— START Rows —

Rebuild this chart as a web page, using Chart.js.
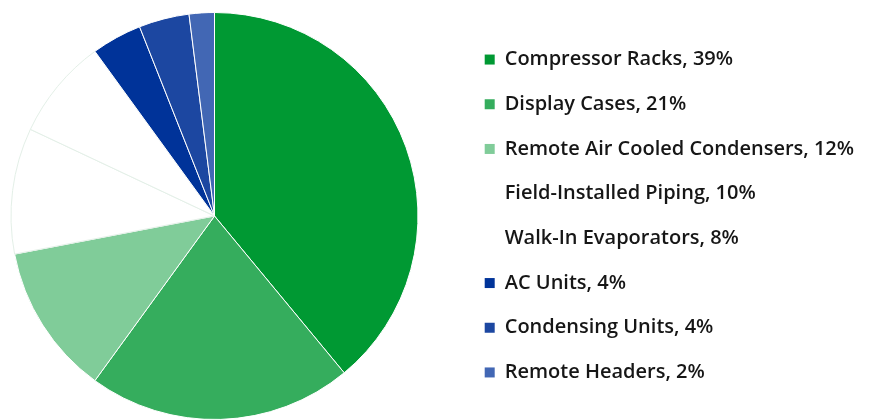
<!DOCTYPE html>
<html>
<head>
<meta charset="utf-8">
<script src="https://cdn.jsdelivr.net/npm/chart.js@4.4.1/dist/chart.umd.min.js"></script>
<style>
  html, body { margin: 0; padding: 0; background: #fff; overflow: hidden; }
  /* canvas is nudged left so the pie sits where the reference has it */
  #wrap { width: 906px; height: 420px; margin-left: -31px; }
</style>
</head>
<body>
<div id="wrap"><canvas id="pieChart"></canvas></div>
<script>
// Share of refrigerant charge by component
const categories = ['Compressor Racks', 'Display Cases', 'Remote Air Cooled Condensers',
    'Field-Installed Piping', 'Walk-In Evaporators', 'AC Units', 'Condensing Units', 'Remote Headers'];
const shares = [39, 21, 12, 10, 8, 4, 4, 2];
const sliceColors = ['#009933', '#35ad5d', '#80cc99', '#ffffff', '#ffffff', '#003399', '#1c47a1', '#4267b4'];
const edgeColors = ['#ffffff', '#ffffff', '#ffffff', '#e3efe7', '#e3efe7', '#ffffff', '#ffffff', '#ffffff'];

const legendLabels = categories.map((c, i) => c + ', ' + shares[i] + '%');

// legend sizing
const fontSize = 20;
const fontWeight = '600';
const fontFamily = '"Open Sans", sans-serif';
const rowPad = 24.7;
const boxSize = 10;
const canvasWidth = 906;
const legendLeft = 491;

// work out right padding so the legend starts where it should
const measure = document.createElement('canvas').getContext('2d');
measure.font = fontWeight + ' ' + fontSize + 'px ' + fontFamily;
const longest = Math.max(...legendLabels.map(t => measure.measureText(t).width));
const legendWidth = rowPad + boxSize + fontSize / 2 + longest + 10;
const padRight = canvasWidth - legendLeft - legendWidth;

new Chart(document.getElementById('pieChart').getContext('2d'), {
    type: 'pie',
    data: {
        labels: legendLabels,
        datasets: [{
            data: shares,
            backgroundColor: sliceColors,
            borderColor: edgeColors,
            borderWidth: 1,
            hoverOffset: 0
        }]
    },
    options: {
        responsive: true,
        maintainAspectRatio: false,
        animation: false,
        layout: {
            padding: { left: 0, right: padRight, top: 12, bottom: 0 }
        },
        plugins: {
            tooltip: { enabled: false },
            legend: {
                position: 'right',
                labels: {
                    boxWidth: boxSize,
                    boxHeight: boxSize,
                    padding: rowPad,
                    color: '#161616',
                    font: { family: fontFamily, size: fontSize, weight: fontWeight },
                    generateLabels: function(chart) {
                        const items = Chart.overrides.pie.plugins.legend.labels.generateLabels(chart);
                        items.forEach(it => { it.lineWidth = 0; it.strokeStyle = 'rgba(0,0,0,0)'; });
                        return items;
                    }
                }
            }
        }
    }
});
</script>
</body>
</html>
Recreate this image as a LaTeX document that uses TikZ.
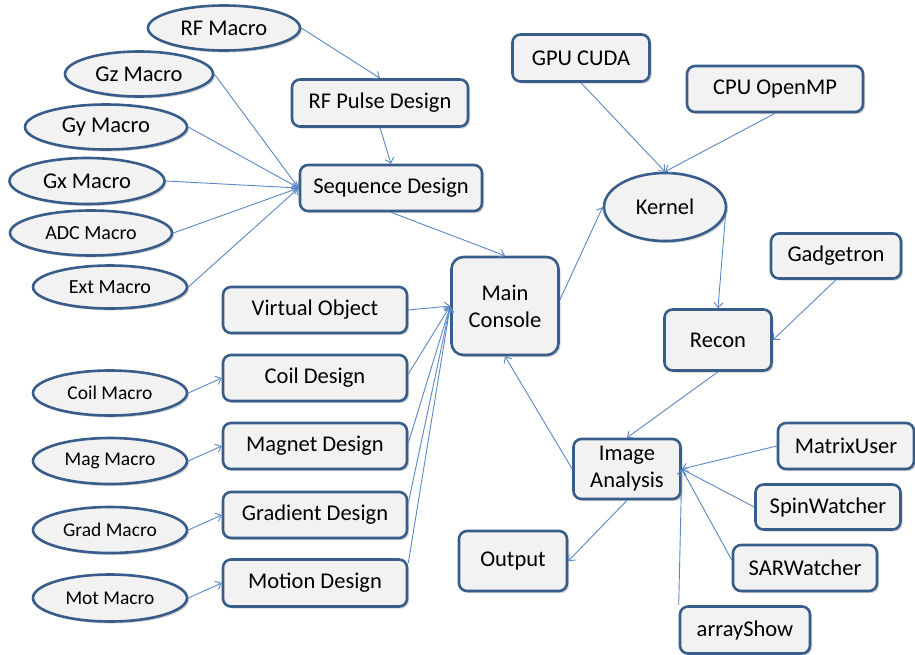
\documentclass[tikz,border=0pt]{standalone}
\usepackage{fontspec}
\setmainfont{Carlito}
\usetikzlibrary{shapes.geometric,shadows,arrows.meta}
\definecolor{bordc}{RGB}{56,93,138}
\definecolor{fillc}{RGB}{242,242,242}
\definecolor{linec}{RGB}{90,135,195}
\tikzset{
  base/.style={draw=bordc, line width=2.6pt, fill=fillc, inner sep=0pt, align=center,
    drop shadow={opacity=0.35, shadow xshift=2pt, shadow yshift=-2pt}},
  boxn/.style={base, rounded corners=8pt, font=\fontsize{22.5}{27}\selectfont},
  ell/.style={base, ellipse, font=\fontsize{22.5}{27}\selectfont},
  ells/.style={base, ellipse, font=\fontsize{20}{22}\selectfont},
  ellt/.style={base, ellipse, font=\fontsize{19.5}{22}\selectfont},
  arr/.style={draw=linec, line width=0.9pt, -{Straight Barb[length=5pt,width=9pt]}},
}
\begin{document}
\begin{tikzpicture}[x=1pt,y=-1pt]
\useasboundingbox (0,0) rectangle (915,654);
% ellipses
\node[ell, minimum width=152pt, minimum height=45pt] (rfm) at (224,28) {RF Macro};
\node[ell, minimum width=148pt, minimum height=45pt] (gz) at (139,74) {Gz Macro};
\node[ell, minimum width=162pt, minimum height=45pt] (gy) at (106,127) {Gy Macro};
\node[ell, minimum width=155pt, minimum height=46pt] (gx) at (87,181) {Gx Macro};
\node[ells, minimum width=162pt, minimum height=45pt] (adc) at (91,233) {ADC Macro};
\node[ells, minimum width=154pt, minimum height=43pt] (ext) at (110,287) {Ext Macro};
\node[ellt, minimum width=154pt, minimum height=45pt] (cm) at (110,393) {Coil Macro};
\node[ellt, minimum width=154pt, minimum height=46pt] (mgm) at (110,461) {Mag Macro};
\node[ellt, minimum width=154pt, minimum height=46pt] (grm) at (110,530) {Grad Macro};
\node[ellt, minimum width=154pt, minimum height=47pt] (mtm) at (110,598) {Mot Macro};
\node[ell, minimum width=122pt, minimum height=68pt] (ker) at (665,207) {Kernel};
% boxes
\node[boxn, minimum width=176pt, minimum height=47pt] (rfp) at (380,103) {RF Pulse Design};
\node[boxn, minimum width=182pt, minimum height=46pt] (sd) at (391,188) {Sequence Design};
\node[boxn, minimum width=184pt, minimum height=46pt] (vo) at (315,310) {Virtual Object};
\node[boxn, minimum width=184pt, minimum height=46pt] (cd) at (315,378) {Coil Design};
\node[boxn, minimum width=184pt, minimum height=46pt] (mgd) at (315,446) {Magnet Design};
\node[boxn, minimum width=184pt, minimum height=46pt] (gd) at (315,515) {Gradient Design};
\node[boxn, minimum width=184pt, minimum height=47pt] (md) at (315,583) {Motion Design};
\node[boxn, minimum width=107pt, minimum height=98pt, rounded corners=12pt] (mc) at (505,306) {Main\\Console};
\node[boxn, minimum width=137pt, minimum height=47pt] (gpu) at (581,58) {GPU CUDA};
\node[boxn, minimum width=176pt, minimum height=46pt] (cpu) at (775,89) {CPU OpenMP};
\node[boxn, minimum width=130pt, minimum height=45pt] (gad) at (836,256) {Gadgetron};
\node[boxn, minimum width=107pt, minimum height=61pt] (rec) at (718,340) {Recon};
\node[boxn, minimum width=107pt, minimum height=60pt] (ia) at (627,469) {Image\\Analysis};
\node[boxn, minimum width=108pt, minimum height=60pt] (out) at (513,561) {Output};
\node[boxn, minimum width=136pt, minimum height=46pt] (mu) at (846,446) {MatrixUser};
\node[boxn, minimum width=145pt, minimum height=45pt] (sw) at (828,507) {SpinWatcher};
\node[boxn, minimum width=144pt, minimum height=46pt] (sar) at (805,568) {SARWatcher};
\node[boxn, minimum width=130pt, minimum height=47pt] (as) at (745,630) {arrayShow};
% connectors
\draw[arr] (rfm.east) -- (rfp.north);
\draw[arr] (rfp.south) -- (sd.north);
\draw[arr] (gz.east) -- (sd.west);
\draw[arr] (gy.east) -- (sd.west);
\draw[arr] (gx.east) -- (sd.west);
\draw[arr] (adc.east) -- (sd.west);
\draw[arr] (ext.east) -- (sd.west);
\draw[arr] (sd.south) -- (mc.north);
\draw[arr] (cm.east) -- (cd.west);
\draw[arr] (mgm.east) -- (mgd.west);
\draw[arr] (grm.east) -- (gd.west);
\draw[arr] (mtm.east) -- (md.west);
\draw[arr] (vo.east) -- (mc.west);
\draw[arr] ([yshift=4pt]cd.east) -- (mc.west);
\draw[arr] ([yshift=3pt]mgd.east) -- (mc.west);
\draw[arr] ([yshift=12pt]gd.east) -- (mc.west);
\draw[arr] ([yshift=20pt]md.east) -- (mc.west);
\draw[arr] ([yshift=6pt]mc.east) -- (ker.west);
\draw[arr] (gpu.south) -- (ker.north);
\draw[arr] (cpu.south) -- (ker.north);
\draw[arr] (ker.-8) -- (rec.north);
\draw[arr] (gad.south) -- (rec.east);
\draw[arr] (rec.south) -- (ia.north);
\draw[arr] (ia.west) -- (mc.south);
\draw[arr] (ia.south) -- (out.east);
\draw[arr] (mu.west) -- (ia.east);
\draw[arr] (sw.west) -- (ia.east);
\draw[arr] ([yshift=8pt]sar.west) -- (ia.east);
\draw[arr] (as.north west) -- (ia.east);
\end{tikzpicture}
\end{document}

— END Rows —

**What to work on**. Scan the listing above for the word "this" and show each line where it is found.

**Finished answer**.
Rebuild this chart as a web page, using Chart.js.
Recreate this image as a LaTeX document that uses TikZ.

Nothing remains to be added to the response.